The challenger is expected to deliver substantive, theory-informed critique — not just ask clarifying questions. Think of the challenger as a spontaneous peer reviewer: respectful but rigorous.
Since the role is unannounced, the bar is calibrated accordingly: at least two of the five critique dimensions (rather than three), and the grading rewards the quality of analytical thinking demonstrated, not polished delivery.
After the challenger’s opening questions (5-7 min), the remaining discussion time is open to all students.
It forces very student to listen actively to every presentation, ready to take on the role. The challenger is not an opponent but a critical thinking partner whose task is to deepen the analysis through spontaneous, theory-informed critique.
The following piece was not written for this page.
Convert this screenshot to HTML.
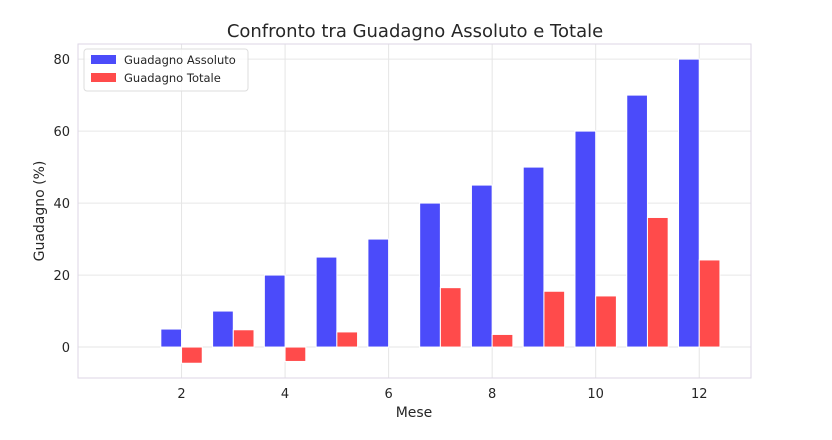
<!DOCTYPE html>
<html><head><meta charset="utf-8"><style>
body{margin:0;background:#fff;font-family:"DejaVu Sans","Liberation Sans",sans-serif;}
svg text{font-family:"DejaVu Sans","Liberation Sans",sans-serif;fill:#262626;}
</style></head><body>
<svg id="chart" width="832" height="436">
<text x="415" y="37" text-anchor="middle" font-size="18">Confronto tra Guadagno Assoluto e Totale</text>
<g id="grid"></g><g id="bars"></g><g id="ticks"></g>
<rect x="78" y="44" width="673" height="334" fill="none" stroke="#dcd6e6" stroke-width="1"/>
<text x="414" y="417" text-anchor="middle" font-size="14">Mese</text>
<text transform="translate(44,211) rotate(-90)" text-anchor="middle" font-size="14">Guadagno (%)</text>
<g>
<rect x="84" y="49" width="164" height="42" fill="#fff" fill-opacity="0.8" stroke="#dddddd" rx="3"/>
<rect x="91" y="55" width="25" height="9" fill="#4b4bfa"/>
<text x="124" y="64" font-size="11.5">Guadagno Assoluto</text>
<rect x="91" y="73" width="25" height="9" fill="#ff4b4b"/>
<text x="124" y="82" font-size="11.5">Guadagno Totale</text>
</g>
</svg>
<script>
const months=[1,2,3,4,5,6,7,8,9,10,11,12];
const assoluto=[0,5,10,20,25,30,40,45,50,60,70,80];
const totale=[0,-4.5,4.8,-4,4.2,0,16.5,3.5,15.5,14.2,36,24.2];
const xTicks=[2,4,6,8,10,12];
const yTicks=[0,20,40,60,80];
const ns="http://www.w3.org/2000/svg";
const X0=78,X1=751,Y0=44,Y1=378,xmin=0,xmax=13,ymin=-8.6,ymax=84.2;
const sx=v=>X0+(v-xmin)/(xmax-xmin)*(X1-X0);
const sy=v=>Y0+(ymax-v)/(ymax-ymin)*(Y1-Y0);
function mk(t,a,p){const e=document.createElementNS(ns,t);for(const k in a)e.setAttribute(k,a[k]);p.appendChild(e);return e;}
const grid=document.getElementById('grid'),bars=document.getElementById('bars'),ticks=document.getElementById('ticks');
xTicks.forEach(v=>{
 const l=mk('line',{x1:sx(v),x2:sx(v),y1:Y0,y2:Y1,stroke:'#e6e6e6'},grid);
 
 
 const t=mk('text',{x:sx(v),y:Y1+20,'text-anchor':'middle','font-size':13},ticks);t.textContent=v;
 
 
});
yTicks.forEach(v=>{
 const l=mk('line',{x1:X0,x2:X1,y1:sy(v),y2:sy(v),stroke:'#e6e6e6'},grid);
 
 
 const t=mk('text',{x:X0-8,y:sy(v)+5,'text-anchor':'end','font-size':13},ticks);t.textContent=v;
 
 
});
const bw=0.4;
months.forEach((m,i)=>{
 const a=assoluto[i],b=totale[i];
 const r1=mk('rect',{x:sx(m-bw),y:Math.min(sy(a),sy(0)),width:sx(bw)-sx(0),height:Math.abs(sy(a)-sy(0)),fill:'#4b4bfa',stroke:'#fff','stroke-width':1},bars);
 
 
 const r2=mk('rect',{x:sx(m),y:Math.min(sy(b),sy(0)),width:sx(bw)-sx(0),height:Math.abs(sy(b)-sy(0)),fill:'#ff4b4b',stroke:'#fff','stroke-width':1},bars);
 
 
});
</script>
</body></html>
The challenger role is individually graded (see grading criteria).
- You cannot outsource real-time analytical thinking.
- Every student listens as a potential challenger — active engagement, not passive attendance.
- The skill being assessed is the ability to think critically on the spot — a core leadership competence.
Submission
All students need to submit the required documents at the same time.
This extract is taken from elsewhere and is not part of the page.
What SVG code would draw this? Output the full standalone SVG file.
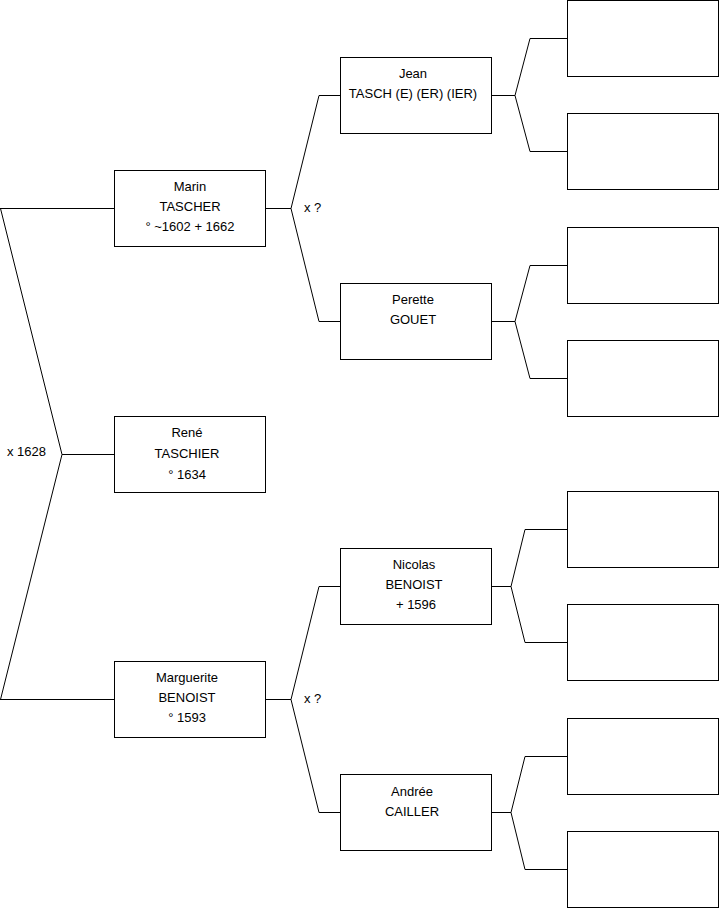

- Upload your presentation slides (.pptx) via Moodle until the deadline.
- Use following naming scheme:
DL_ST26_Surname-Name - You will present the slides uploaded to Moodle (no late updates).
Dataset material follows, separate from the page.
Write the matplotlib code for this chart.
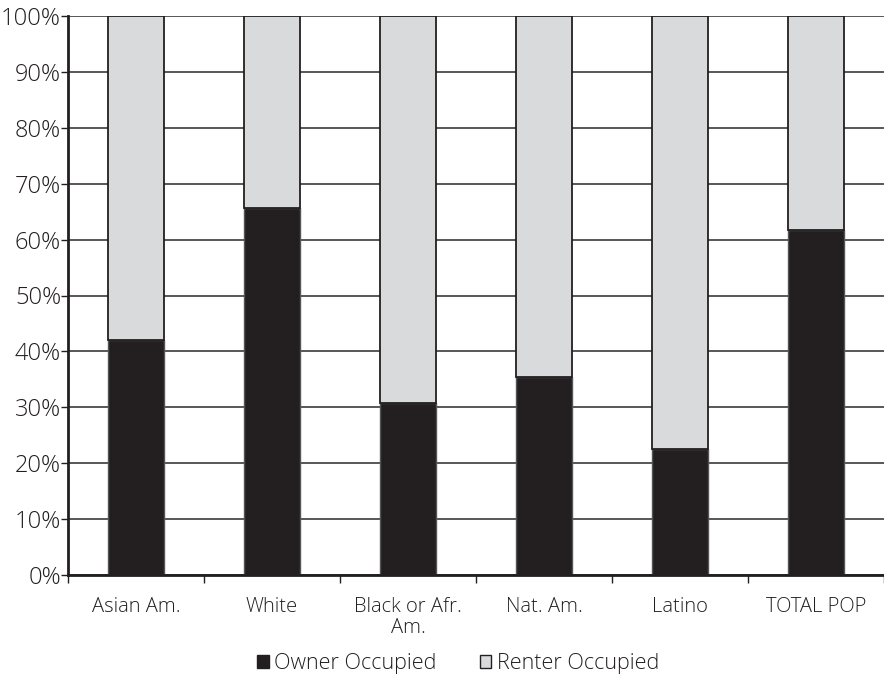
import numpy as np
import matplotlib.pyplot as plt
from matplotlib.patches import Patch
from matplotlib.ticker import FixedLocator, NullFormatter

plt.rcParams['font.family'] = ['Open Sans', 'DejaVu Sans']
plt.rcParams['font.weight'] = 'light'

# data (percent of households)
groups = ["Asian Am.", "White", "Black or Afr.\nAm.", "Nat. Am.", "Latino", "TOTAL POP"]
owner = [42.0, 65.7, 30.8, 35.4, 22.5, 61.7]
renter = [100 - v for v in owner]

owner_color = "#231f20"
renter_color = "#d9dadc"
text_color = "#231f20"

fig = plt.figure(figsize=(8.84, 6.79), dpi=100)
ax = fig.add_axes([68 / 884, 1 - 575 / 679, 1 - 68 / 884, 559 / 679])

x = np.arange(len(groups))
ax.bar(x, owner, width=0.41, color=owner_color, edgecolor="#555555",
       linewidth=1, zorder=3, label="Owner Occupied")
ax.bar(x, renter, width=0.41, bottom=owner, color=renter_color,
       edgecolor="#231f20", linewidth=1.3, zorder=3, label="Renter Occupied")

ax.set_xlim(-0.5, len(groups) - 0.5)
ax.set_ylim(0, 100)
ax.set_yticks(np.arange(0, 101, 10))
ax.set_yticklabels([f"{v}%" for v in range(0, 101, 10)])
ax.yaxis.grid(True, color="#2a2a2a", linewidth=1.1, zorder=0)

# category labels centred, tick marks on the boundaries
ax.set_xticks(x)
ax.set_xticklabels(groups)
ax.tick_params(axis="x", length=0, pad=16, labelsize=14.5, labelcolor=text_color)
ax.xaxis.set_minor_locator(FixedLocator(np.arange(-0.5, len(groups), 1)))
ax.xaxis.set_minor_formatter(NullFormatter())
ax.tick_params(axis="x", which="minor", length=6, width=1, color="#231f20")
ax.tick_params(axis="y", length=5, width=1, color="#231f20",
               labelsize=17, labelcolor=text_color, pad=0)
for lbl in ax.get_xticklabels():
    lbl.set_linespacing(1.05)

for side in ["top", "right"]:
    ax.spines[side].set_visible(False)
for side in ["left", "bottom"]:
    ax.spines[side].set_linewidth(2)
    ax.spines[side].set_color("#231f20")
    ax.spines[side].set_zorder(4)

handles = [Patch(facecolor=owner_color, edgecolor=owner_color, label="Owner Occupied"),
           Patch(facecolor=renter_color, edgecolor="#231f20", label="Renter Occupied")]
fig.legend(handles=handles, loc="center", bbox_to_anchor=(458 / 884, 1 - 664 / 679),
           ncol=2, frameon=False, fontsize=15.5, handlelength=0.55, handleheight=0.55,
           handletextpad=0.25, columnspacing=2.0, labelcolor=text_color)

fig.savefig("out.png", dpi=100)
- For the deadline and the presentation dates, please see the schedule.
The presentation slots will be announced shortly after the submission. Challenger assignments are not announced in advance — they are drawn at random after each presentation.
Grading
Presentation (70%)
An excellent presentation has the following characteristics:
- The leadership situation is concrete, well-documented, and comprehensible without prior knowledge of the person. (Situation portrait)
- Both theories are precisely introduced — key constructs and mechanisms are explained based on scientific literature, not just named. (Theoretical precision)
- Both theories are applied to explain why the leader behaved as they did and what followed — the analysis goes beyond description. (Analytical depth)
- The analysis reveals what each lens captures and misses, and shows how combining both produces richer understanding. (Integration)
- Insights flow logically from the dual-lens analysis and are specific, not generic. (Conclusions)
- The presenter communicates confidently, uses visual aids effectively, engages the audience, and stays within time (11–13 min). (Delivery)
Challenger (30%)
An excellent challenger contribution has the following characteristics:
- The critique demonstrates active listening and identifies genuine gaps, tensions, or alternative interpretations on the spot. (Analytical engagement)
- Questions and challenges reference specific theoretical constructs — not just general opinions or surface-level observations. (Theoretical grounding)
- The challenger proposes a plausible alternative or complementary theoretical lens that the presenter did not consider. (Alternative perspective)
- The discussion is conducted respectfully and rigorously, balancing own questions with opening space for the audience. (Discussion leadership)
Formal requirements
Compliance with formal requirements and good scientific practice are critical pass criteria for all parts, means that in case of non-compliance the exam is automatically failed (e.g., plagiarism, even light forms).
A note on grades
It is unlikely that every student will receive a very good grade, i.e. deliver an outstanding performance — see the meaning of grades. Instead, it is to be expected that the grades will spread across the spectrum.
| Grade | Meaning |
|---|---|
1 — very good |
A truly outstanding achievement that (not only) shows no deficiencies in the criteria mentioned, but also gives both the supervisor and external assessors an excellent impression. |
2 — good |
Work that exceeds the average requirements/performance and is easily recognizable and presentable to the outside world as a “good performance”. |
| Note | 2.5 is the average of passed assessments, i.e., an “average performance” |
3 — satisfactory |
A performance that achieves the desired goal “to a satisfactory extent”; however, deficiencies can be identified here and there. |
4 — sufficient |
A performance that “still adequately satisfies” the requirements, but deviates from the expectations placed on it in several ways. |
5 — not sufficient |
A performance that does not meet several of the criteria mentioned. |
Literature search
There are several ways of searching literature for your theoretical foundations. I recommend using the Web of Science or Google Scholar search engines.
Additional recommendations
- Use the citation count as primary quality indicator (rule of thumb: the more cited, the more significant is the paper).
- For understanding the theory, try to follow the conversation (start with early, introductory papers and then read more recent papers).
- Look for literature reviews that summarize the current state of knowledge.
- For finding recent empirical evidence, look for papers that apply the theory.
- When selecting your two theories, ensure they come from different perspectives (e.g., one micro/psychological and one meso/organizational) to maximize complementarity.